The BC Greens say the BC Government has decided to abandons contaminated soil in the Shawnigan watershed.

In a release Sonia Furstenau, MLA for the Cowichan Valley says the Province approved a final closure plan, but says that fails to remove about 100,000 tonnes of contaminated soil that's been abandoned at the site, located directly above the water source for 12,000 residents of Shawnigan Lake.

The permit was first suspended in January 2017 after incidents of non-compliance in 2016. Heavy rains led to untreated water leaching into the surrounding environment.

The controversial landfill was finally forbidden from accepting more soil when its operating permit was pulled by the province just over 2 years ago, following years of lawsuits and protests.

Now, Furstenau says, instead of removing the soil, the province is turning the site back over to the very same owners who were responsible for all the issues in the first place to carry out the final closure plan.

Furstenau calls the decision unacceptable, adding that failing to protect  drinking water "is a failure of this government."

The MLA  says the decision shows the Environment ministry needs greater powers within the Environmental Management Act to consider the history of operators when making these types of decisions.

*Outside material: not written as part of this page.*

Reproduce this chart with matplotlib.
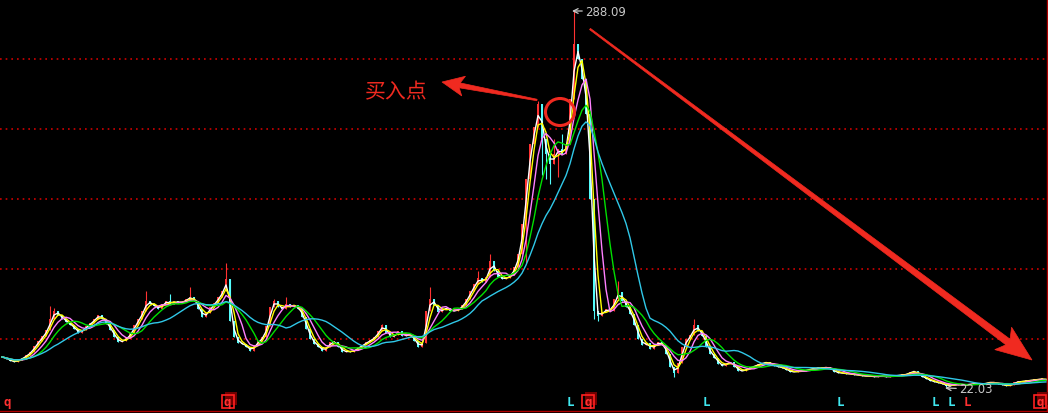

Meantime, Environment Minister George Heyman issued a statement assuring his government takes protection of drinking water, human health and the environment very seriously.

Heyman says all aspects of the final closure plan have been informed and reviewed by professional staff, as well as a number of independent qualified professionals, and took into account scientific data, as well as community concerns.

Based on those concerns Heyman placed additional conditions on the closure plan to increase the protection and monitoring of the environment and watershed, as well as established additional independent oversight of work activity on the site.

The minister says he has reserved the right to order any other actions necessary to protect the watershed should the ongoing and new shallow monitoring reveal hazards.